## DATASET ROWS
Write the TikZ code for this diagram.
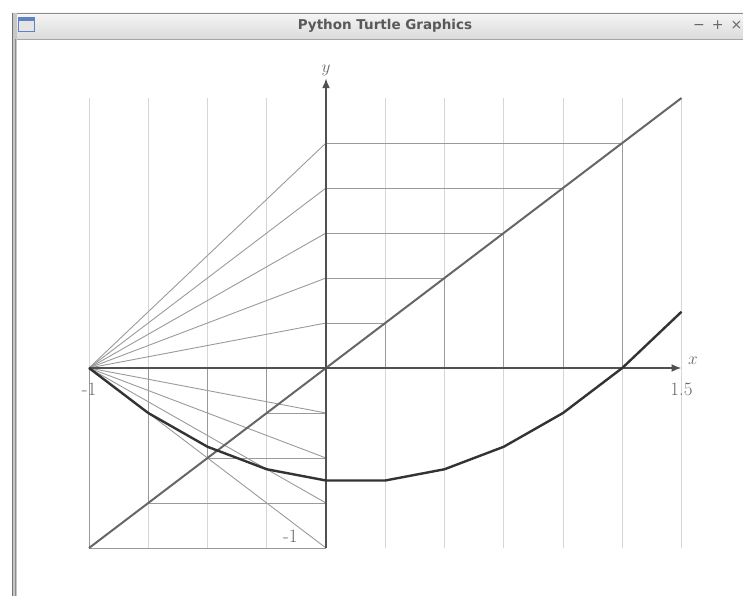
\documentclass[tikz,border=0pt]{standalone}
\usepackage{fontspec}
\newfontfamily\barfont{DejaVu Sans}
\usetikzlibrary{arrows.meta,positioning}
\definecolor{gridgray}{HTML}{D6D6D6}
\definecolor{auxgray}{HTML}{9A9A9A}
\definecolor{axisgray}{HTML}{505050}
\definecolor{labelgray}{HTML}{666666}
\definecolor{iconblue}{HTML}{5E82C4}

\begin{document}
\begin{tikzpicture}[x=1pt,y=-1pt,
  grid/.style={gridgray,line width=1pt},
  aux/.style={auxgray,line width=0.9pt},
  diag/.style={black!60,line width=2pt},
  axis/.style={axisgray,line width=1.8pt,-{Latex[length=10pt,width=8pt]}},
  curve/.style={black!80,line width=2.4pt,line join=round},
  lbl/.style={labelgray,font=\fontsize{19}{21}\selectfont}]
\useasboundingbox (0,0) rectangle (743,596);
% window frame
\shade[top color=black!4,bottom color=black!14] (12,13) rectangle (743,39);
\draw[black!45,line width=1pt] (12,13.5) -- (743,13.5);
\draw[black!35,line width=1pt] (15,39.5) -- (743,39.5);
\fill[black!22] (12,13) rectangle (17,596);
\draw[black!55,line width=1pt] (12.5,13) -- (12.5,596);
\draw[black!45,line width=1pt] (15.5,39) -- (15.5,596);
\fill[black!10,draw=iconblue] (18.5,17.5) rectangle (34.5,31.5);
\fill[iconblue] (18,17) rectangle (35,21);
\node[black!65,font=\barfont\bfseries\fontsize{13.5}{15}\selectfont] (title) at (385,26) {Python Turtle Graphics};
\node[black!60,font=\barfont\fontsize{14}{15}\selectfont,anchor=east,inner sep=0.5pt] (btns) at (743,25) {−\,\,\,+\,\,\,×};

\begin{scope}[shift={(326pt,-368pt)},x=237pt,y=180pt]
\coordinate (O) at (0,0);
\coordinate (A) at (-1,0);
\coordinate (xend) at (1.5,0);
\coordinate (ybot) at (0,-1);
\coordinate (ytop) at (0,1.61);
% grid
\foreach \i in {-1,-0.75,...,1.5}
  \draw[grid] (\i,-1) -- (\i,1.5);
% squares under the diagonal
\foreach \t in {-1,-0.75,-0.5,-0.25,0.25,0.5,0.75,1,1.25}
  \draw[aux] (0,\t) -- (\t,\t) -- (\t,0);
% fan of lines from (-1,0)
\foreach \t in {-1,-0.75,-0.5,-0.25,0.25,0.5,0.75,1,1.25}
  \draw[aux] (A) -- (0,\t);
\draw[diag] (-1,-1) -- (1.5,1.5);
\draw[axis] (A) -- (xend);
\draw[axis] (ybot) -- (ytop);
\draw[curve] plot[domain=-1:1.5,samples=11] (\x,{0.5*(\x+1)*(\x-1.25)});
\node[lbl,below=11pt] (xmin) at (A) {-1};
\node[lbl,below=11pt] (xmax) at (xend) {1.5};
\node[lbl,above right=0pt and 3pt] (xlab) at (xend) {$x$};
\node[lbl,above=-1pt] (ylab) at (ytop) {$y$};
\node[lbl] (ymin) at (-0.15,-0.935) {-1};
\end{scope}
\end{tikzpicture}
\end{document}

---

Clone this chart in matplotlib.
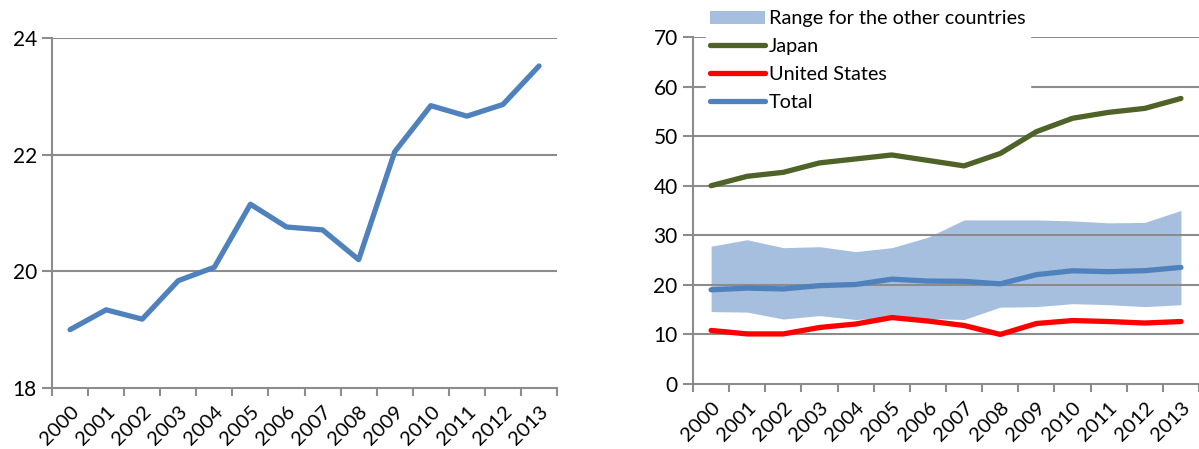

---

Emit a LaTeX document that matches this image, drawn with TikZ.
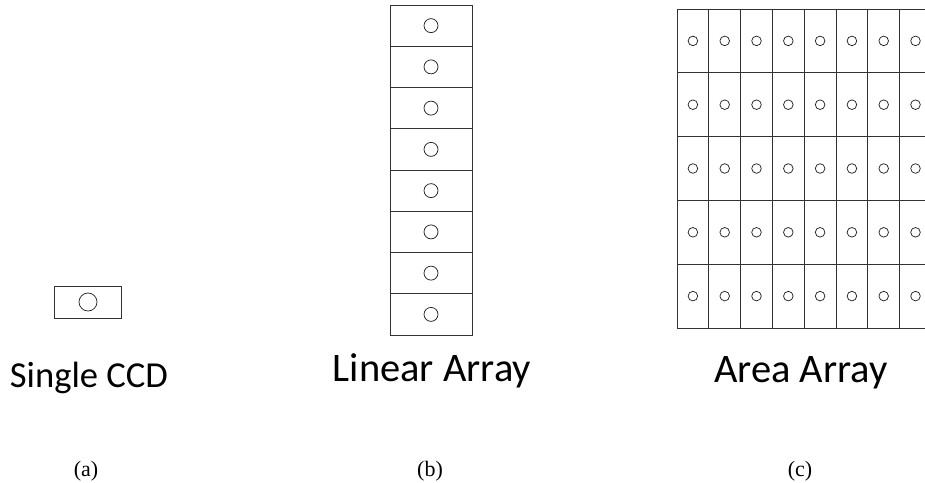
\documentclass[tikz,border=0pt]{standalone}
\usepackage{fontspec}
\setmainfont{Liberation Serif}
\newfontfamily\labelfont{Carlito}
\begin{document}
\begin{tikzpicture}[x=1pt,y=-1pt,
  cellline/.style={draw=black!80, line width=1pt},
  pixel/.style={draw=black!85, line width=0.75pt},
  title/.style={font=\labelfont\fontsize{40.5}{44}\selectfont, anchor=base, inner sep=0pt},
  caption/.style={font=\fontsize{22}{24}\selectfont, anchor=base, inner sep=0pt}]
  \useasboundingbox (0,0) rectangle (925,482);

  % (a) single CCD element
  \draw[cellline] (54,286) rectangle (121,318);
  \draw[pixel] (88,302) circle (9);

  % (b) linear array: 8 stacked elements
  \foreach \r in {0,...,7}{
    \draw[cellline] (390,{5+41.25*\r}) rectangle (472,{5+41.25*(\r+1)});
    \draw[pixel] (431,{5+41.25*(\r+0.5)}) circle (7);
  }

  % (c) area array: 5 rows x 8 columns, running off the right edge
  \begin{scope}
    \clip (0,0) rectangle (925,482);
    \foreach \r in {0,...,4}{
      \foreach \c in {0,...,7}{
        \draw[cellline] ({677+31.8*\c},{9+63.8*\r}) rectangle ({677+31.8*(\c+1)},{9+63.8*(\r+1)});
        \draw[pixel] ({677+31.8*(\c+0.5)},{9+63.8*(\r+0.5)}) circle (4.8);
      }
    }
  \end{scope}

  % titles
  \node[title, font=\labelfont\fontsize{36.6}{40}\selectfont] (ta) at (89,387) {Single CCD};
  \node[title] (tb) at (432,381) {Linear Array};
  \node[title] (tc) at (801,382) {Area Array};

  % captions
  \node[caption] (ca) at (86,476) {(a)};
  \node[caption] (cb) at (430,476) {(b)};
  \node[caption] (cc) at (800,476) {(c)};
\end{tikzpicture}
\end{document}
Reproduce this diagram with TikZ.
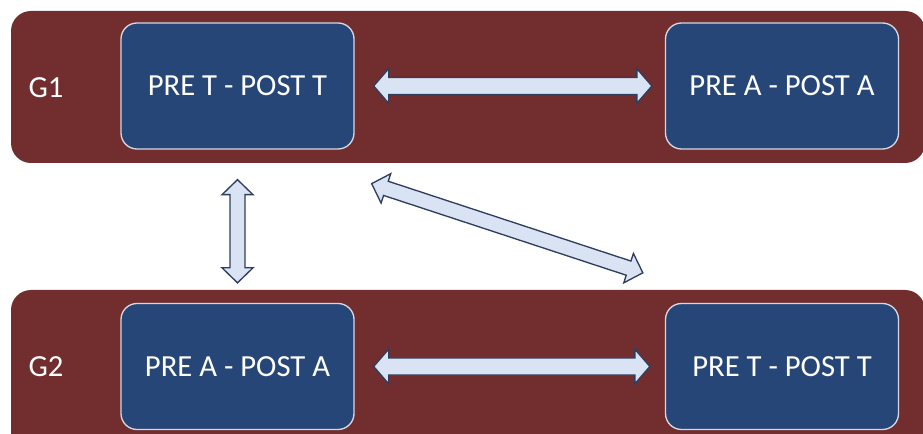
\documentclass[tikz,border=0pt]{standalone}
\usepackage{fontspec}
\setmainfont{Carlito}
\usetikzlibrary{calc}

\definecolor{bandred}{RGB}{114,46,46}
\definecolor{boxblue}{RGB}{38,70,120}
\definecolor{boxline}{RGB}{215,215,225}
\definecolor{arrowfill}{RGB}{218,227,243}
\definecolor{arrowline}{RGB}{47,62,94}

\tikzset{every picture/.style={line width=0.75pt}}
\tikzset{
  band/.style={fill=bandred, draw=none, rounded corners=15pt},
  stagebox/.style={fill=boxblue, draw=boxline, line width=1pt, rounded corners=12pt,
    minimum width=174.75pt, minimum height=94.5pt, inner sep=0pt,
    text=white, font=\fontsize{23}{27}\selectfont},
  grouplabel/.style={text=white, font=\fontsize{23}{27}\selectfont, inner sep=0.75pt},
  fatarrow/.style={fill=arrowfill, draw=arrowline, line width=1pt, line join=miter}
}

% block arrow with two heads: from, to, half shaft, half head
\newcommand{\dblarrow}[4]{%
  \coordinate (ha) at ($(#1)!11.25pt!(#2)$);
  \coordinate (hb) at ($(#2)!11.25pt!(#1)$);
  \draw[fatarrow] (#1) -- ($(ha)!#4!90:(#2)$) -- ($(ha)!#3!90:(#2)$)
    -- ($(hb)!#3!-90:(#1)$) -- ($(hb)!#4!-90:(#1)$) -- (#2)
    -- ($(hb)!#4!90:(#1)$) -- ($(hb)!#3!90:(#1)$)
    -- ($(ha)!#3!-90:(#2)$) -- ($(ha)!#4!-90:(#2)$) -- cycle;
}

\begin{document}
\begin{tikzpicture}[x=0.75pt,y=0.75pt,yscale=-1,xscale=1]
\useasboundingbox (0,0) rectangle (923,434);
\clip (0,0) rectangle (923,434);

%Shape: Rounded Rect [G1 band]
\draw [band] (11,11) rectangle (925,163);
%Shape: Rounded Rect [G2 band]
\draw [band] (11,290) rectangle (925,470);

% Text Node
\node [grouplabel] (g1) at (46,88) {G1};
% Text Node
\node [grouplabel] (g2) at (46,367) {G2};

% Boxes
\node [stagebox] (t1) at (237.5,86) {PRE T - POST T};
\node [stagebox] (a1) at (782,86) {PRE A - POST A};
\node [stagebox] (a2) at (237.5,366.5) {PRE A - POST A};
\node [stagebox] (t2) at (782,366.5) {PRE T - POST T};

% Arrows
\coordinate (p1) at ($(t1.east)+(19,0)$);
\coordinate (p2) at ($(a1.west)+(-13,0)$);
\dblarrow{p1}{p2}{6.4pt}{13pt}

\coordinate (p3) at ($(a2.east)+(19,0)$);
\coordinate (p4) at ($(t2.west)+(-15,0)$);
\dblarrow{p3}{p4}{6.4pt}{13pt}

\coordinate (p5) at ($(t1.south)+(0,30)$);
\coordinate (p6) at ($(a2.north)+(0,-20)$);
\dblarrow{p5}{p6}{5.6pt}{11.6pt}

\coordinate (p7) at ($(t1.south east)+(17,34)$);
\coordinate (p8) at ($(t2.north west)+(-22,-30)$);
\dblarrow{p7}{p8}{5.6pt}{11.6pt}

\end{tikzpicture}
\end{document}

## EXERCISE OBJECTIVE
Leave out the pictures and give again exactly the lines from the one with "Reproduce this diagram with TikZ." through the one with "[grouplabel] (g2) at", and no others.

## THE OUTPUT
Reproduce this diagram with TikZ.
\documentclass[tikz,border=0pt]{standalone}
\usepackage{fontspec}
\setmainfont{Carlito}
\usetikzlibrary{calc}

\definecolor{bandred}{RGB}{114,46,46}
\definecolor{boxblue}{RGB}{38,70,120}
\definecolor{boxline}{RGB}{215,215,225}
\definecolor{arrowfill}{RGB}{218,227,243}
\definecolor{arrowline}{RGB}{47,62,94}

\tikzset{every picture/.style={line width=0.75pt}}
\tikzset{
  band/.style={fill=bandred, draw=none, rounded corners=15pt},
  stagebox/.style={fill=boxblue, draw=boxline, line width=1pt, rounded corners=12pt,
    minimum width=174.75pt, minimum height=94.5pt, inner sep=0pt,
    text=white, font=\fontsize{23}{27}\selectfont},
  grouplabel/.style={text=white, font=\fontsize{23}{27}\selectfont, inner sep=0.75pt},
  fatarrow/.style={fill=arrowfill, draw=arrowline, line width=1pt, line join=miter}
}

% block arrow with two heads: from, to, half shaft, half head
\newcommand{\dblarrow}[4]{%
  \coordinate (ha) at ($(#1)!11.25pt!(#2)$);
  \coordinate (hb) at ($(#2)!11.25pt!(#1)$);
  \draw[fatarrow] (#1) -- ($(ha)!#4!90:(#2)$) -- ($(ha)!#3!90:(#2)$)
    -- ($(hb)!#3!-90:(#1)$) -- ($(hb)!#4!-90:(#1)$) -- (#2)
    -- ($(hb)!#4!90:(#1)$) -- ($(hb)!#3!90:(#1)$)
    -- ($(ha)!#3!-90:(#2)$) -- ($(ha)!#4!-90:(#2)$) -- cycle;
}

\begin{document}
\begin{tikzpicture}[x=0.75pt,y=0.75pt,yscale=-1,xscale=1]
\useasboundingbox (0,0) rectangle (923,434);
\clip (0,0) rectangle (923,434);

%Shape: Rounded Rect [G1 band]
\draw [band] (11,11) rectangle (925,163);
%Shape: Rounded Rect [G2 band]
\draw [band] (11,290) rectangle (925,470);

% Text Node
\node [grouplabel] (g1) at (46,88) {G1};
% Text Node
\node [grouplabel] (g2) at (46,367) {G2};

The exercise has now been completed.